For the only thoroughbred lady, Is the Rebel Girl.

Creativity gets the goods

As a songwriter, poet, public speaker and organizer, Hill was a cultural worker who knew the power of harnessing creativity and catchy tunes to spread a message where traditional media would fall flat. The Wobblies embraced songs, comics, strikes, soapboxing, and other creative tactics in reaching out to unorganized workers as well as in direct actions on the job site. “A pamphlet, no matter how good, is never read more than once, but a song is learned by heart and repeated over and over,” Hill wrote in a letter to the editor of Solidarity in November 1914. “And I maintain that if a person can put a few common sense facts into a song and dress them up in a cloak of humor, he will succeed in reaching a great number of workers who are too unintelligent or too indifferent to read a pamphlet or an editorial on economic science.”

You can’t eat promises

In several songs, it was clear that Hill believed that promises of future gain were no substitute for a better life in the here and now. His parody “The Preacher and the Slave,” of a Salvation Army hymn, “Sweet Bye and Bye,” was the origin of the phrase “pie in the sky,” which stands in for a false promise or unattainable goal.

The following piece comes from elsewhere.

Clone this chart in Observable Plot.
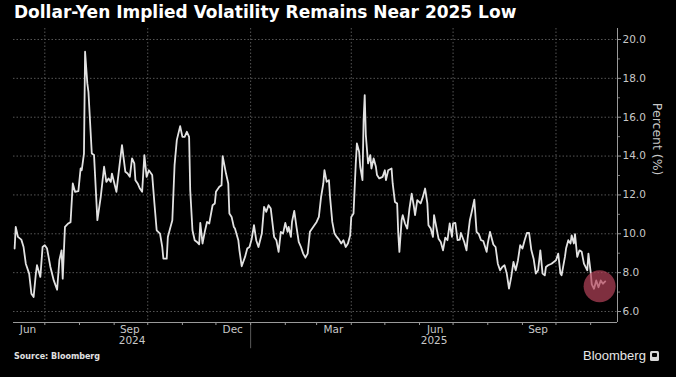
<!DOCTYPE html>
<html>
<head>
<meta charset="utf-8">
<script src="https://cdn.jsdelivr.net/npm/d3@7"></script>
<script src="https://cdn.jsdelivr.net/npm/@observablehq/plot@0.6"></script>
<style>
  html, body { margin: 0; padding: 0; background: #000; }
  #wrap { position: relative; width: 676px; height: 377px; background: #000; overflow: hidden; }
  #title { position: absolute; left: 14px; top: 4px; color: #fff; font: bold 17px "DejaVu Sans", sans-serif; line-height: 17px; white-space: nowrap; letter-spacing: 0; }
  #chart { position: absolute; left: 0; top: 24px; }
  #source { position: absolute; left: 14px; top: 352px; color: #e0e0e0; font: bold 8px "DejaVu Sans", sans-serif; line-height: 10px; white-space: nowrap; }
  #logo { position: absolute; left: 583px; top: 348px; color: #e6e6e6; font: 13px "Liberation Sans", Arial, sans-serif; line-height: 16px; white-space: nowrap; }
  #logo .icon { display: inline-block; width: 9px; height: 10px; background: #d8d8d8; border-radius: 1.5px; margin-left: 4px; vertical-align: -1px; position: relative; }
  #logo .icon::after { content: ""; position: absolute; left: 2px; top: 2px; width: 5px; height: 4px; background: #000; border-radius: 1px; }
</style>
</head>
<body>
<div id="wrap">
  <div id="title">Dollar-Yen Implied Volatility Remains Near 2025 Low</div>
  <div id="chart"></div>
  <div id="source">Source: Bloomberg</div>
  <div id="logo">Bloomberg<span class="icon"></span></div>
</div>
<script>
// ---- Data ----
const dates = [
  "2024-06-04","2024-06-05","2024-06-07","2024-06-10","2024-06-12","2024-06-14","2024-06-17","2024-06-19","2024-06-21","2024-06-23",
  "2024-06-24","2024-06-27","2024-06-29","2024-07-01","2024-07-03","2024-07-06","2024-07-09","2024-07-12","2024-07-14","2024-07-16",
  "2024-07-17","2024-07-19","2024-07-22","2024-07-24","2024-07-26","2024-07-28","2024-07-31","2024-08-02","2024-08-03","2024-08-05",
  "2024-08-06","2024-08-08","2024-08-09","2024-08-12","2024-08-14","2024-08-17","2024-08-20","2024-08-23","2024-08-25","2024-08-27",
  "2024-08-29","2024-08-30","2024-09-03","2024-09-06","2024-09-08","2024-09-11","2024-09-13","2024-09-15","2024-09-17","2024-09-19",
  "2024-09-20","2024-09-22","2024-09-24","2024-09-26","2024-09-28","2024-09-30","2024-10-02","2024-10-05","2024-10-07","2024-10-09",
  "2024-10-12","2024-10-14","2024-10-15","2024-10-18","2024-10-19","2024-10-21","2024-10-23","2024-10-25","2024-10-27","2024-10-30",
  "2024-11-01","2024-11-03","2024-11-05","2024-11-07","2024-11-08","2024-11-10","2024-11-12","2024-11-14","2024-11-16","2024-11-17",
  "2024-11-19","2024-11-21","2024-11-23","2024-11-25","2024-11-28","2024-11-30","2024-12-01","2024-12-04","2024-12-06","2024-12-07",
  "2024-12-10","2024-12-12","2024-12-13","2024-12-15","2024-12-17","2024-12-18","2024-12-21","2024-12-22","2024-12-24","2024-12-27",
  "2024-12-29","2024-12-31","2025-01-02","2025-01-04","2025-01-06","2025-01-08","2025-01-11","2025-01-13","2025-01-15","2025-01-17",
  "2025-01-19","2025-01-22","2025-01-24","2025-01-26","2025-01-28","2025-01-30","2025-02-01","2025-02-03","2025-02-04","2025-02-06",
  "2025-02-07","2025-02-09","2025-02-11","2025-02-13","2025-02-15","2025-02-17","2025-02-19","2025-02-21","2025-02-23","2025-02-25",
  "2025-02-27","2025-03-01","2025-03-03","2025-03-05","2025-03-07","2025-03-08","2025-03-10","2025-03-12","2025-03-13","2025-03-15",
  "2025-03-17","2025-03-19","2025-03-21","2025-03-23","2025-03-25","2025-03-27","2025-03-29","2025-03-31","2025-04-01","2025-04-03",
  "2025-04-05","2025-04-06","2025-04-08","2025-04-09","2025-04-11","2025-04-12","2025-04-13","2025-04-14","2025-04-16","2025-04-18",
  "2025-04-19","2025-04-21","2025-04-23","2025-04-24","2025-04-26","2025-04-29","2025-05-01","2025-05-02","2025-05-04","2025-05-07",
  "2025-05-08","2025-05-10","2025-05-12","2025-05-13","2025-05-14","2025-05-16","2025-05-17","2025-05-19","2025-05-21","2025-05-23",
  "2025-05-25","2025-05-27","2025-05-28","2025-05-30","2025-06-02","2025-06-04","2025-06-06","2025-06-08","2025-06-09","2025-06-11",
  "2025-06-13","2025-06-14","2025-06-16","2025-06-18","2025-06-20","2025-06-22","2025-06-24","2025-06-26","2025-06-28","2025-06-30",
  "2025-07-01","2025-07-03","2025-07-05","2025-07-07","2025-07-08","2025-07-11","2025-07-13","2025-07-14","2025-07-16","2025-07-18",
  "2025-07-20","2025-07-22","2025-07-24","2025-07-26","2025-07-28","2025-07-31","2025-08-01","2025-08-03","2025-08-06","2025-08-08",
  "2025-08-10","2025-08-12","2025-08-14","2025-08-16","2025-08-18","2025-08-20","2025-08-22","2025-08-24","2025-08-26","2025-08-28",
  "2025-08-30","2025-09-01","2025-09-03","2025-09-05","2025-09-07","2025-09-09","2025-09-11","2025-09-13","2025-09-15","2025-09-17",
  "2025-09-19","2025-09-21","2025-09-22","2025-09-24","2025-09-27","2025-09-29","2025-10-01","2025-10-03","2025-10-05","2025-10-06",
  "2025-10-09","2025-10-10","2025-10-12","2025-10-14","2025-10-15","2025-10-17","2025-10-18","2025-10-20","2025-10-22","2025-10-24",
  "2025-10-26","2025-10-29","2025-10-30","2025-11-01","2025-11-02","2025-11-04","2025-11-06","2025-11-08","2025-11-10","2025-11-12",
  "2025-11-14"
];
const values = [
  9.24,10.35,9.84,9.70,9.32,8.46,7.95,6.92,6.75,7.95,
  8.38,7.78,9.32,9.41,9.24,8.29,7.60,7.12,8.64,9.15,
  7.69,10.35,10.53,10.60,12.59,12.16,12.20,13.36,13.27,14.13,
  19.37,17.74,17.31,14.13,14.05,10.70,11.90,13.45,12.67,12.85,
  12.67,13.10,12.16,13.62,14.56,13.19,13.10,12.93,13.88,13.62,
  12.76,12.59,12.33,12.16,14.05,12.93,13.27,13.02,11.56,10.18,
  10.01,9.32,8.72,8.72,9.84,10.27,10.70,13.53,14.82,15.54,
  14.99,14.99,15.25,14.99,12.24,10.18,9.67,9.58,9.46,10.56,
  9.50,10.10,10.61,10.53,11.47,11.56,12.16,12.42,12.50,14.00,
  13.10,12.59,11.04,10.87,10.35,10.27,9.67,9.15,8.33,8.81,
  9.24,9.32,9.75,10.44,9.67,9.32,10.01,11.38,11.13,11.47,
  11.30,9.84,9.67,9.07,10.10,10.01,10.56,10.10,10.35,9.84,
  10.61,11.18,10.35,9.58,9.32,8.98,8.77,8.98,10.10,10.27,
  10.44,10.61,10.87,11.90,12.59,13.27,12.67,12.76,11.90,10.61,
  10.01,9.84,9.70,9.50,9.67,9.32,9.50,9.92,10.87,11.04,
  13.62,14.65,14.22,13.45,12.76,15.85,17.14,15.08,13.62,14.05,
  13.36,13.88,13.45,13.02,12.85,12.93,13.27,12.76,13.27,13.36,
  12.59,11.64,11.56,10.01,9.07,10.70,10.96,10.53,10.27,11.30,
  12.07,11.38,10.96,11.73,11.56,11.90,12.33,11.56,10.44,10.27,
  9.84,10.96,10.35,9.75,9.58,9.15,9.80,9.67,10.53,9.84,
  10.53,10.56,9.67,9.70,10.04,9.58,9.15,9.75,10.70,11.21,
  11.76,10.10,9.98,9.67,9.63,9.07,9.50,10.10,9.45,9.32,
  8.46,8.12,8.29,8.38,7.95,7.18,7.78,8.55,8.12,8.64,
  9.41,9.24,9.67,10.04,10.04,9.15,8.72,7.95,8.12,9.15,
  7.95,7.86,8.29,8.38,8.46,8.55,8.64,8.98,7.95,7.86,
  8.81,9.24,9.67,9.50,9.92,9.50,9.98,8.81,9.15,9.07,
  8.46,8.12,8.98,8.03,7.40,7.17,7.60,7.25,7.60,7.43,
  7.55
];
const highlightDates = ["2025-11-09"];
const highlightValues = [7.3];

const yTicks = [6, 8, 10, 12, 14, 16, 18, 20];
const yMinorTicks = [7, 9, 11, 13, 15, 17, 19];
const monthLabelDates = ["2024-06-16", "2024-09-15", "2024-12-16", "2025-03-16", "2025-06-15", "2025-09-15"];
const gridDates = ["2024-07-01", "2024-10-01", "2025-01-01", "2025-04-01", "2025-07-01", "2025-10-01"];
const yearLabels = ["2024", "2025"];
const yearLabelDates = ["2024-09-17", "2025-06-14"];
const yearSeparator = ["2025-01-01"];
const xDomain = ["2024-06-03", "2025-11-25"];
const yDomain = [5.434, 20.566];

// ---- Build ----
const toDate = s => new Date(s + "T00:00:00Z");
const series = dates.map((d, i) => ({date: toDate(d), value: values[i]}));
const highlight = highlightDates.map((d, i) => ({date: toDate(d), value: highlightValues[i]}));
const years = yearLabels.map((t, i) => ({date: toDate(yearLabelDates[i]), label: t}));
const monthTicks = d3.utcMonth.range(toDate("2024-07-01"), toDate("2025-11-02"));
const xEnd = toDate(xDomain[1]);
const axisColor = "#9a9a9a";
const textColor = "#c8c8c8";
const gridColor = "#555555";

const chart = Plot.plot({
  width: 676,
  height: 328,
  marginTop: 4,
  marginBottom: 30,
  marginLeft: 13,
  marginRight: 59,
  style: {background: "transparent", color: textColor, fontFamily: "'DejaVu Sans', sans-serif", fontSize: "10.5px", overflow: "visible"},
  x: {type: "utc", domain: xDomain.map(toDate), label: null},
  y: {domain: yDomain, label: null},
  marks: [
    Plot.ruleY(yTicks, {stroke: gridColor, strokeDasharray: "1.5,2"}),
    Plot.ruleX(gridDates.map(toDate), {stroke: gridColor, strokeDasharray: "1.5,2"}),
    Plot.ruleY([yDomain[0]], {stroke: axisColor}),
    Plot.ruleX([xEnd], {stroke: axisColor}),
    Plot.ruleX(yearSeparator.map(toDate), {y1: yDomain[0], y2: yDomain[0] - 1.35, stroke: "#5a5a5a"}),
    Plot.axisX({ticks: monthTicks, tickSize: 3, tickFormat: () => "", label: null, stroke: axisColor}),
    Plot.axisX({ticks: monthLabelDates.map(toDate), tickSize: 0, tickPadding: 3, tickFormat: d3.utcFormat("%b"), label: null, fill: textColor}),
    Plot.text(years, {x: "date", text: "label", frameAnchor: "bottom", dy: 21, fill: textColor}),
    Plot.axisY({anchor: "right", ticks: yTicks, tickSize: 3, tickPadding: 2, tickFormat: d3.format(".1f"), label: null, stroke: axisColor, fill: textColor}),
    Plot.axisY({anchor: "right", ticks: yMinorTicks, tickSize: 2, tickFormat: () => "", label: null, stroke: "#777"}),
    Plot.text(["Percent (%)"], {frameAnchor: "right", dx: 39, rotate: 90, text: d => d, fontSize: 12.5, fill: textColor}),
    Plot.line(series, {x: "date", y: "value", stroke: "#e2e2e2", strokeWidth: 1.8, strokeLinejoin: "round"}),
    Plot.dot(highlight, {x: "date", y: "value", r: 16, fill: "#b5435a", fillOpacity: 0.7, stroke: "none"})
  ]
});
document.getElementById("chart").appendChild(chart);
</script>
</body>
</html>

You will eat, bye and bye,
In that glorious land above the sky;
Work and pray, live on hay,
You’ll get pie in the sky when you die (and that’s a lie).

Don’t mourn, organize

Perhaps Joe’s most famous directive and organizing principle was captured in one of his last communications, a telegram to union compatriot Big Bill Haywood on the eve of his execution. It lives on in the work of nonviolent activists across the globe from Beirut to Paris, and rings especially true as we struggle to move beyond violent acts of terrorism and revenge to dismantle the systems of oppression that drive evil and inequity. “Goodbye Bill,” he wrote. “I die like a true blue rebel. Don’t waste any time in mourning. Organize.”

Thank you Joe Hill, and those that continue to keep his lessons alive by carrying on the work.